3) Mergers and Acquisitions will be terrifying for front line and bottom line.
No merger goes perfectly, and there are inevitably going to be hiccups throughout the process. When you include your PR team on the front end of a merger or acquisition, they’ll plan for these hiccups, and all of the other hiccups you’re not expecting. PR practitioners will help you prepare for all of the crises you’ll face, the ones you won’t see coming, and the ones you didn’t think you’d need to plan.
4) Integration issue
PR also deals effectively with the integration issue. Effective employee communication acts as a key here. Questions about job security, relocation, changes in benefit programs and new reporting relationships are answered by the PR only. Keeping a check on rumors, anxiety, resentment and the loss of top talent, has also to be dealt with.
5) Building Faith in Employees
The M&A phase is very sensitive to employees as they feel insecure about their future in the transitional times. HR in such a situation makes people retain their faith in the organization. The HR has to retain the confidence of employees and assure them job security.
6) Technology platforms
Bank merger announcements have been done keeping in mind the same technology platforms, there exists issues in integrating various versions of the platforms.

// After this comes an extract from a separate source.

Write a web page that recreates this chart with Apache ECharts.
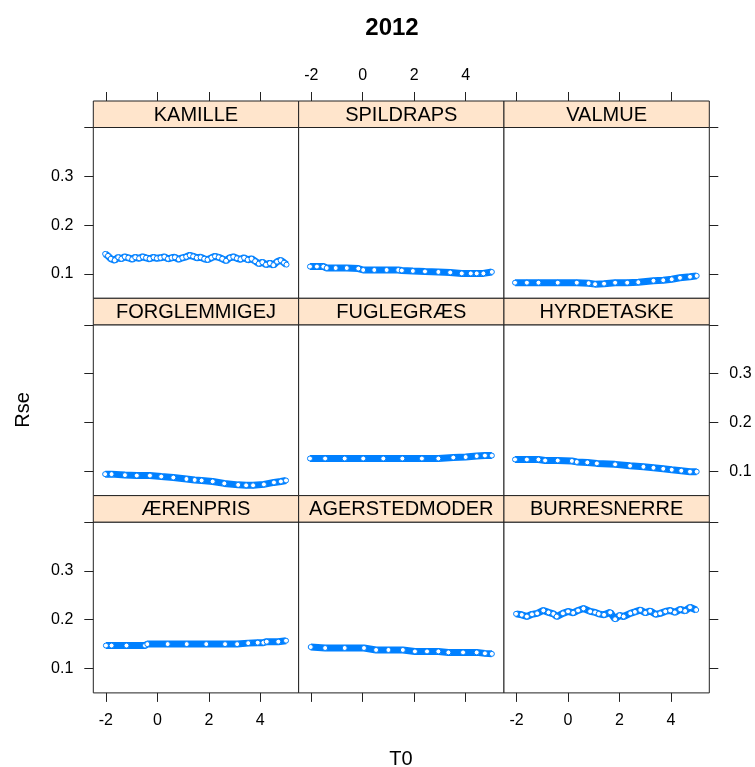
<!DOCTYPE html>
<html>
<head>
<meta charset="utf-8">
<script src="https://cdn.jsdelivr.net/npm/echarts@6.0.0/dist/echarts.min.js"></script>
<style>
  html, body { margin: 0; padding: 0; background: #fff; }
  #chart { width: 755px; height: 767px; }
</style>
</head>
<body>
<div id="chart"></div>
<script>
var panelNames = ['KAMILLE', 'SPILDRAPS', 'VALMUE',
                  'FORGLEMMIGEJ', 'FUGLEGRÆS', 'HYRDETASKE',
                  'ÆRENPRIS', 'AGERSTEDMODER', 'BURRESNERRE'];

var xTicks = [-2, 0, 2, 4];
var yTicks = [0.1, 0.2, 0.3, 0.4];
var yLabels = [0.1, 0.2, 0.3];

// T0 / Rse per panel
var kamilleT0 = [-2.03,-1.92,-1.81,-1.66,-1.52,-1.40,-1.27,-1.13,-0.98,-0.86,-0.71,-0.57,-0.44,-0.30,-0.15,-0.02,0.12,0.27,0.41,0.55,0.68,0.83,0.97,1.12,1.26,1.39,1.53,1.68,1.82,1.95,2.10,2.24,2.38,2.52,2.67,2.81,2.95,3.09,3.23,3.37,3.51,3.66,3.80,3.94,4.08,4.22,4.37,4.51,4.65,4.79,4.92,5.02];
var kamilleRse = [0.141,0.137,0.131,0.128,0.134,0.131,0.135,0.133,0.130,0.134,0.132,0.135,0.133,0.131,0.134,0.132,0.133,0.135,0.131,0.133,0.134,0.130,0.133,0.135,0.138,0.136,0.133,0.134,0.131,0.129,0.133,0.136,0.134,0.131,0.127,0.133,0.135,0.132,0.130,0.133,0.129,0.131,0.126,0.121,0.124,0.119,0.122,0.118,0.125,0.128,0.123,0.119];

var spildrapsT0 = [-2.05,-1.78,-1.53,-1.40,-1.05,-0.62,-0.17,0.02,0.45,0.93,1.38,1.52,1.95,2.42,2.94,3.40,3.85,4.20,4.43,4.69,5.02];
var spildrapsRse = [0.115,0.115,0.115,0.112,0.112,0.112,0.111,0.108,0.108,0.108,0.108,0.107,0.106,0.105,0.104,0.103,0.101,0.101,0.101,0.101,0.104];

var valmueT0 = [-2.06,-1.60,-1.15,-0.40,0.34,0.80,1.05,1.40,1.83,2.30,2.73,3.32,3.70,4.03,4.35,4.74,5.00];
var valmueRse = [0.082,0.082,0.082,0.082,0.082,0.081,0.079,0.080,0.082,0.082,0.083,0.086,0.087,0.089,0.092,0.094,0.096];

var forglemT0 = [-2.03,-1.78,-1.26,-0.80,-0.29,0.15,0.62,1.13,1.45,1.72,2.15,2.60,3.14,3.45,3.72,4.14,4.53,4.80,5.00];
var forglemRse = [0.094,0.094,0.092,0.091,0.091,0.089,0.087,0.084,0.082,0.081,0.079,0.075,0.072,0.071,0.071,0.073,0.077,0.079,0.081];

var fugleT0 = [-2.05,-1.46,-0.70,0.02,0.80,1.54,2.30,2.94,3.52,4.00,4.43,4.75,5.02];
var fugleRse = [0.126,0.126,0.126,0.126,0.126,0.126,0.126,0.126,0.128,0.129,0.131,0.132,0.132];

var hyrdeT0 = [-2.06,-1.60,-1.15,-0.89,-0.40,0.15,0.34,0.75,1.12,1.83,2.41,2.93,3.32,3.70,4.03,4.40,4.74,5.00];
var hyrdeRse = [0.124,0.124,0.124,0.122,0.122,0.121,0.119,0.118,0.116,0.114,0.111,0.109,0.107,0.105,0.103,0.101,0.099,0.099];

var aerenT0 = [-2.00,-1.78,-1.20,-0.48,-0.39,0.40,1.14,1.90,2.63,3.10,3.53,3.90,4.12,4.25,4.70,5.00];
var aerenRse = [0.147,0.147,0.147,0.147,0.150,0.150,0.150,0.150,0.150,0.150,0.152,0.153,0.153,0.155,0.155,0.157];

var agerT0 = [-2.02,-1.46,-0.70,0.05,0.52,1.00,1.56,2.03,2.50,2.94,3.33,3.90,4.43,4.75,5.02];
var agerRse = [0.144,0.142,0.142,0.142,0.138,0.138,0.138,0.135,0.135,0.135,0.133,0.133,0.133,0.131,0.130];

var burreT0 = [-2.02,-1.80,-1.60,-1.40,-1.20,-0.96,-0.76,-0.57,-0.44,-0.20,0.00,0.20,0.39,0.60,0.86,1.05,1.19,1.40,1.64,1.83,2.00,2.16,2.42,2.60,2.81,3.00,3.19,3.40,3.58,3.78,3.97,4.15,4.36,4.55,4.74,4.98];
var burreRse = [0.212,0.210,0.2065,0.211,0.213,0.219,0.215,0.212,0.2065,0.213,0.217,0.214,0.219,0.223,0.217,0.215,0.212,0.210,0.215,0.201,0.209,0.2065,0.213,0.216,0.220,0.214,0.218,0.211,0.213,0.217,0.219,0.215,0.221,0.218,0.2255,0.220];

var panelT0 = [kamilleT0, spildrapsT0, valmueT0, forglemT0, fugleT0, hyrdeT0, aerenT0, agerT0, burreT0];
var panelRse = [kamilleRse, spildrapsRse, valmueRse, forglemRse, fugleRse, hyrdeRse, aerenRse, agerRse, burreRse];

var FONT = '"Liberation Sans", Arial, sans-serif';
var BLUE = '#0080ff';
var LINE = '#222';

// layout
var plotL = 93.3, plotR = 709.3;
var colW = (plotR - plotL) / 3;
var top0 = 101, rowH = 197.3, stripH = 26.5;

var grids = [], xAxes = [], yAxes = [], series = [], graphics = [];

for (var i = 0; i < 9; i++) {
  var r = Math.floor(i / 3), c = i % 3;
  var left = plotL + c * colW;
  var stripTop = top0 + r * rowH;

  grids.push({
    left: left, top: stripTop + stripH, width: colW, height: rowH - stripH,
    show: true, borderColor: LINE, borderWidth: 1, backgroundColor: '#fff'
  });

  xAxes.push({
    type: 'value', gridIndex: i, min: -2.49, max: 5.49,
    position: r === 0 ? 'top' : 'bottom',
    offset: r === 0 ? stripH : 0,
    axisLine: { show: false, onZero: false },
    splitLine: { show: false },
    axisTick: { show: r !== 1, length: 9, customValues: xTicks, lineStyle: { color: LINE } },
    axisLabel: {
      show: (r === 0 && c === 1) || (r === 2 && c !== 1),
      customValues: xTicks, margin: r === 0 ? 17 : 20,
      fontSize: 16, color: '#000', fontFamily: FONT
    }
  });

  yAxes.push({
    type: 'value', gridIndex: i, min: 0.05, max: 0.4,
    position: c === 2 ? 'right' : 'left',
    axisLine: { show: false, onZero: false },
    splitLine: { show: false },
    axisTick: { show: c !== 1, length: 9, customValues: yTicks, lineStyle: { color: LINE } },
    axisLabel: {
      show: (c === 0 && r !== 1) || (c === 2 && r === 1),
      customValues: yLabels, margin: 20,
      fontSize: 16, color: '#000', fontFamily: FONT,
      formatter: function (v) { return v.toFixed(1); }
    }
  });

  var pts = [];
  for (var k = 0; k < panelT0[i].length; k++) pts.push([panelT0[i][k], panelRse[i][k]]);

  series.push({
    type: 'line', xAxisIndex: i, yAxisIndex: i, data: pts,
    symbol: 'circle', symbolSize: 5, showSymbol: true,
    itemStyle: { color: '#fff', borderColor: BLUE, borderWidth: 1 },
    lineStyle: { color: BLUE, width: 7 },
    emphasis: { disabled: true }, silent: true
  });

  // strip
  graphics.push({
    type: 'rect', shape: { x: left, y: stripTop, width: colW, height: stripH },
    style: { fill: '#ffe5cc', stroke: LINE, lineWidth: 1 }, z: 10
  });
  graphics.push({
    type: 'text', x: left + colW / 2, y: stripTop + stripH / 2 + 1,
    style: { text: panelNames[i], fill: '#000', font: '20px ' + FONT, textAlign: 'center', textVerticalAlign: 'middle' },
    z: 11
  });
}

graphics.push({
  type: 'text', x: 392, y: 28,
  style: { text: '2012', fill: '#000', font: 'bold 24px ' + FONT, textAlign: 'center', textVerticalAlign: 'middle' }
});
graphics.push({
  type: 'text', x: 401, y: 759,
  style: { text: 'T0', fill: '#000', font: '20px ' + FONT, textAlign: 'center', textVerticalAlign: 'middle' }
});
graphics.push({
  type: 'text', x: 23, y: 410, rotation: Math.PI / 2,
  style: { text: 'Rse', fill: '#000', font: '20px ' + FONT, textAlign: 'center', textVerticalAlign: 'middle' }
});

var myChart = echarts.init(document.getElementById('chart'));
myChart.setOption({
  animation: false,
  grid: grids,
  xAxis: xAxes,
  yAxis: yAxes,
  series: series,
  graphic: graphics
});
</script>
</body>
</html>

For example, in the case of Bank of Baroda, IT integration is still in process despite the fact that Dena and Vijaya were on Infosys’ Finacle platform but on different versions that is the later two being on version 7 as against former being on version 7 as against former being on version 10. UBI and OBC use Finance 7 while PNB uses Financle10. So, UBI and OBC would need to upgrade their software solutions to have a seamless integration.
7) Train to staff workers
Bank depending on the reporting and MIS requirement had got certain level of customisation done. To synchronise these systems will take an approximate time span of 12 to 18 months and an area of concern would be to train the staff to work on the higher versions as well as generate the MIS and reports as per the anchor bank’s requirement. As per current reports, Bank of Baroda has taken nearly seven months to integrate 30,000 employees of Dena and Vijaya Bank with itself, taking the total headcount to 85,000.
8) Job Positioning (which banker should get higher position)

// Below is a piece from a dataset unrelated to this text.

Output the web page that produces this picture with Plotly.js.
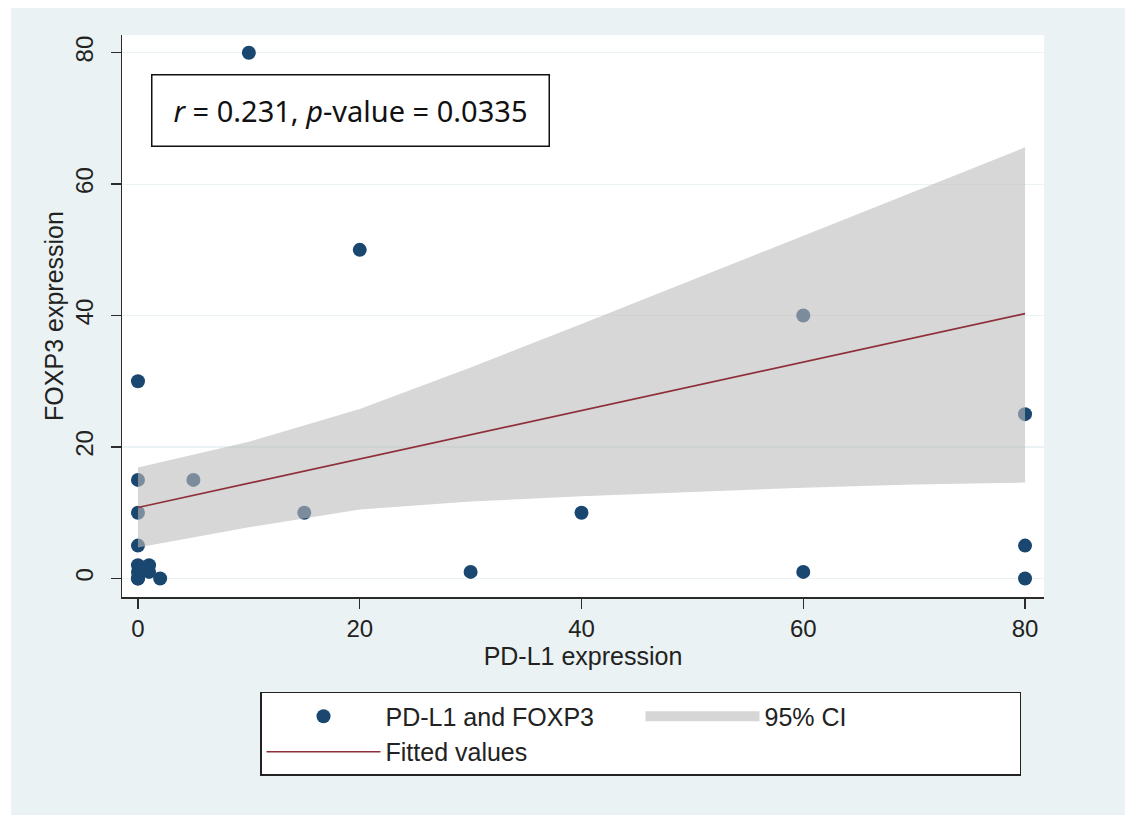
<!DOCTYPE html>
<html>
<head>
<meta charset="utf-8">
<script src="https://cdn.plot.ly/plotly-3.0.1.min.js"></script>
<style>
  html, body { margin: 0; padding: 0; background: #ffffff; width: 1133px; height: 815px; overflow: hidden; }
  #chart { position: absolute; left: 11px; top: 8px; width: 1114px; height: 807px; }
</style>
</head>
<body>
<div id="chart"></div>
<script>
// Observed points (PD-L1 expression, FOXP3 expression)
const pdl1  = [10, 20, 60, 0, 80, 0, 5, 0, 15, 40, 0, 80, 30, 60, 80, 2, 0, 0, 0, 1, 1, 0];
const foxp3 = [80, 50, 40, 30, 25, 15, 15, 10, 10, 10, 5, 5, 1, 1, 0, 0, 0, 1, 2, 1, 2, 0];

// Fitted line and 95% CI
const fitX     = [0, 10, 20, 30, 40, 50, 60, 70, 80];
const fitY     = [10.8, 14.5, 18.2, 21.9, 25.6, 29.3, 33.0, 36.6, 40.3];
const ciUpper  = [16.9, 20.8, 25.8, 32.1, 38.7, 45.4, 52.2, 58.9, 65.6];
const ciLower  = [4.7, 7.8, 10.5, 11.7, 12.5, 13.2, 13.8, 14.3, 14.6];

const xTicks = [0, 20, 40, 60, 80];
const yTicks = [0, 20, 40, 60, 80];

const seriesName = "PD-L1 and FOXP3";
const ciName = "95% CI";
const fitName = "Fitted values";
const statText = "<i>r</i> = 0.231, <i>p</i>-value = 0.0335";
const xTitle = "PD-L1 expression";
const yTitle = "FOXP3 expression";

const navy = "#1a476f";
const maroon = "#8e2f3a";
const ciFill = "rgba(188,188,188,0.6)";
const axisCol = "#2b2b2b";
const font = "Arial, 'Liberation Sans', sans-serif";

const traces = [
  {
    type: "scatter", mode: "markers", x: pdl1, y: foxp3, name: seriesName,
    marker: { color: navy, size: 14, line: { width: 0 } },
    hoverinfo: "x+y"
  },
  {
    type: "scatter", mode: "lines", x: fitX, y: ciLower, showlegend: false,
    line: { width: 0, color: "rgba(0,0,0,0)" }, hoverinfo: "skip"
  },
  {
    type: "scatter", mode: "lines", x: fitX, y: ciUpper, name: ciName, showlegend: false,
    fill: "tonexty", fillcolor: ciFill,
    line: { width: 0, color: "rgba(0,0,0,0)" }, hoverinfo: "skip"
  },
  {
    // legend swatch for the CI band
    type: "scatter", mode: "lines", x: [null], y: [null], name: ciName,
    line: { width: 18, color: "#d6d6d6" }, hoverinfo: "skip"
  },
  {
    type: "scatter", mode: "lines", x: fitX, y: fitY, name: fitName,
    line: { color: maroon, width: 1.6 }
  }
];

const layout = {
  width: 1114, height: 807,
  paper_bgcolor: "#eaf2f3",
  plot_bgcolor: "#ffffff",
  margin: { l: 111, r: 81, t: 27, b: 218, pad: 0 },
  font: { family: font, size: 24, color: "#222222" },
  showlegend: true,
  xaxis: {
    range: [-1.44, 81.71], autorange: false,
    tickvals: xTicks, ticktext: xTicks.map(String),
    ticks: "outside", ticklen: 10, tickwidth: 1.5, tickcolor: axisCol,
    showline: true, linecolor: axisCol, linewidth: 1.5, mirror: false,
    showgrid: false, zeroline: false,
    tickfont: { size: 24, family: font, color: "#222222" },
    title: { text: xTitle, font: { size: 25, family: font, color: "#222222" }, standoff: 6 },
    automargin: false
  },
  yaxis: {
    range: [-2.82, 82.69], autorange: false,
    tickvals: yTicks, ticktext: yTicks.map(String),
    ticks: "outside", ticklen: 10, tickwidth: 1.5, tickcolor: axisCol,
    tickangle: -90, ticklabelstandoff: 8,
    showline: true, linecolor: axisCol, linewidth: 1.5, mirror: false,
    showgrid: true, gridcolor: "#eaf2f3", gridwidth: 1.2,
    zeroline: false,
    tickfont: { size: 24, family: font, color: "#222222" },
    title: { text: yTitle, font: { size: 25, family: font, color: "#222222" }, standoff: 0 },
    automargin: false
  },
  yaxis2: {
    overlaying: "y", side: "right", anchor: "x",
    range: [-2.82, 82.69], autorange: false,
    tickvals: yTicks, showticklabels: false,
    ticks: "outside", ticklen: 4, tickwidth: 1.5, tickcolor: axisCol,
    showline: true, linecolor: axisCol, linewidth: 1.5,
    showgrid: false, zeroline: false
  },
  legend: {
    orientation: "h",
    x: 0.1497, xanchor: "left",
    y: -0.169, yanchor: "top",
    bgcolor: "#ffffff", bordercolor: "#222222", borderwidth: 1.5,
    font: { size: 25, family: font, color: "#222222" },
    itemwidth: 114,
    entrywidth: 250,
    traceorder: "normal"
  },
  annotations: [
    {
      xref: "paper", yref: "paper", x: 0.2473, y: 0.8648,
      xanchor: "center", yanchor: "middle",
      text: statText, showarrow: false,
      font: { size: 29, family: "'Noto Sans', 'Open Sans', sans-serif", color: "#111111" },
      bgcolor: "#ffffff", bordercolor: "#111111", borderwidth: 1.5, borderpad: 4,
      width: 388, height: 62, align: "center"
    }
  ]
};

Plotly.newPlot("chart", traces, layout, { displayModeBar: false, staticPlot: true });
</script>
</body>
</html>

The bank in order to absorb the talent at various levels has brought the new setup under its existing four-tier structure, has created more zonal and regional bases and has put in place a plan for the leadership and resources in higher positions to be aligned to new structure and therefore created new job positions. The bank also employed a survey and feedback systems, wherein few thousand employees gave their opinion on the progress of integration, which formed the basis for corrective measures, if any.